= Eilert Eilertsen =

Norwegian footballer, physician, and politician

Eilert Eilertsen (25 February 1918 – 24 February 2014) was a Norwegian footballer, physician and politician for the Conservative Party. He was the longest-serving mayor of Bergen, in office from 1973 to 1984.

== Biography ==
Eilertsen was born and raised in Bergen. During his youth he played association football for SK Brann, eventually becoming team captain before World War II. After moving to Oslo he joined Lyn, with whom he won the 1945 Norwegian Football Cup.
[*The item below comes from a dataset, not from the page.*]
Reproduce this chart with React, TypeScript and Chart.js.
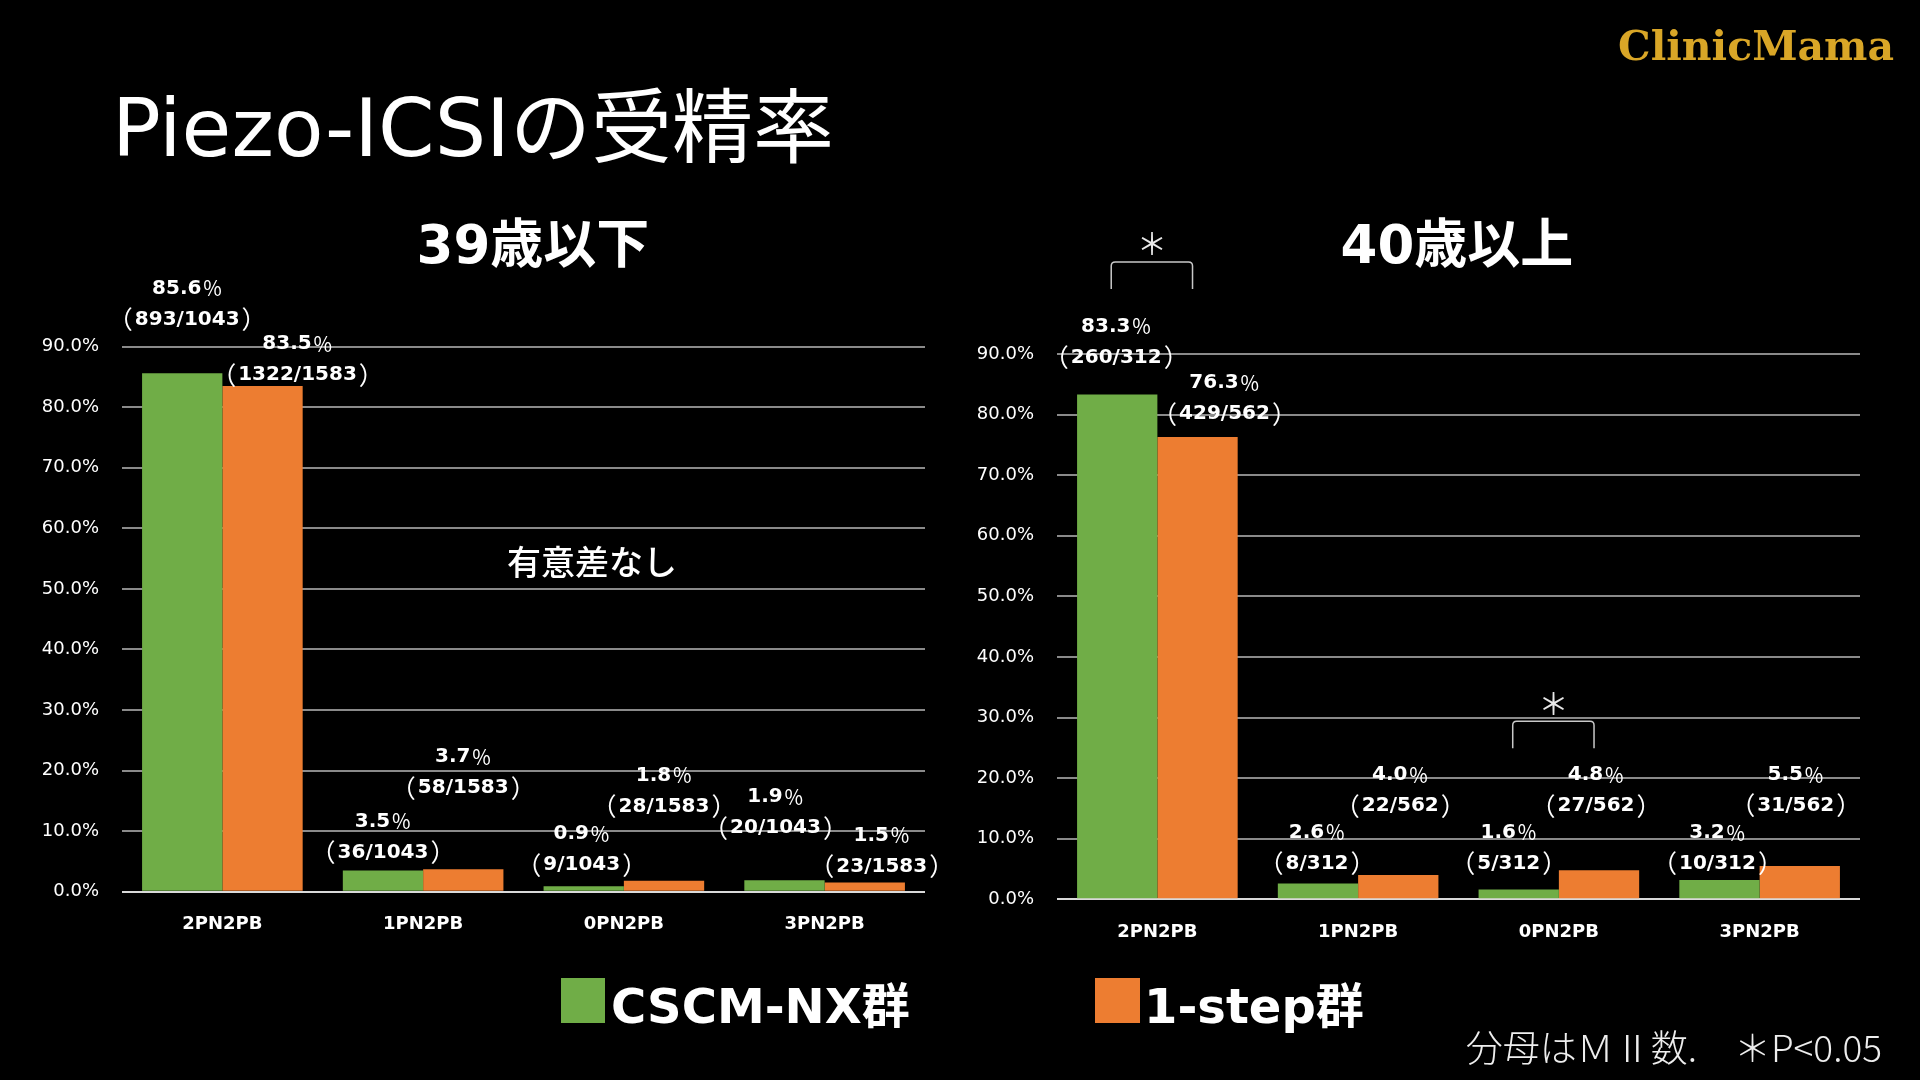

During the war Eilertsen studied medicine in Oslo, but never finished his education, as he joined the resistance movement and had to flee to the United Kingdom. After the war ended in 1945, he finished his studies at Harvard University in the United States, before returning to Norway to practice. He specialized in tuberculosis, and served as head doctor in the International Tuberculosis Campaign in Italy from 1949 until 1950.
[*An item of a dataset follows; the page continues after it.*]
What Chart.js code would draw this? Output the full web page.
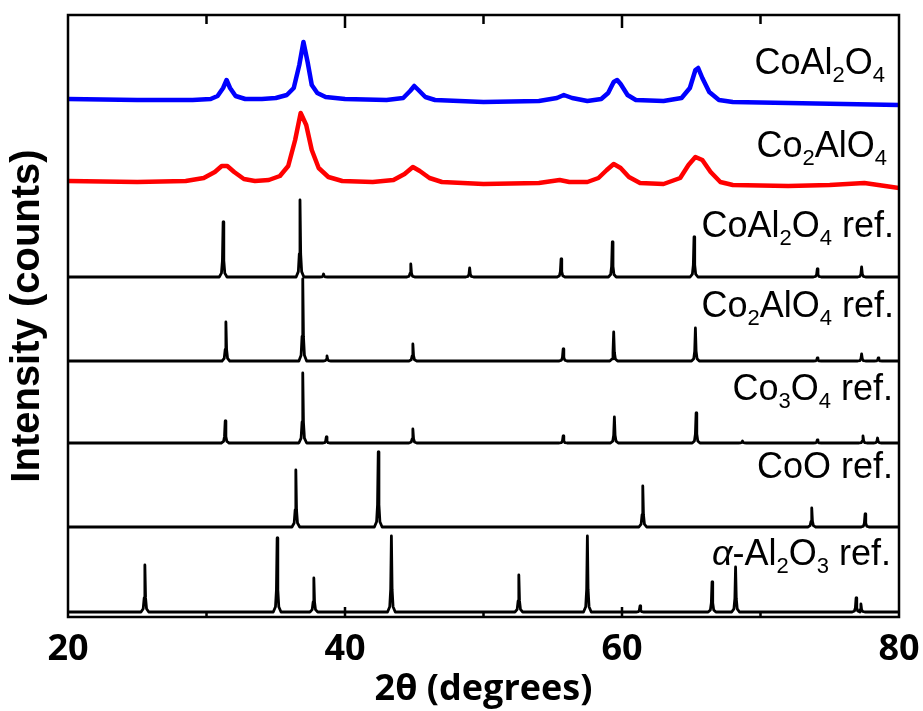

During the 1960s he became more and more involved in politics following his work within the health sector, and joined the Conservative Party. He was elected deputy mayor in 1972, and became mayor the following year. He was the longest-serving mayor in Bergen's history, serving from 1 October 1973 to 1 January 1984.

After stepping down as mayor in 1984, Eilertsen became involved in medicine once again, working with the organization and financing of Norwegian hospitals and trauma centres. He retired from politics and medicine in 1989. Eilertsen remained in Bergen after his retirement, where he died on 24 February 2014, the day before his 96th birthday, of natural causes.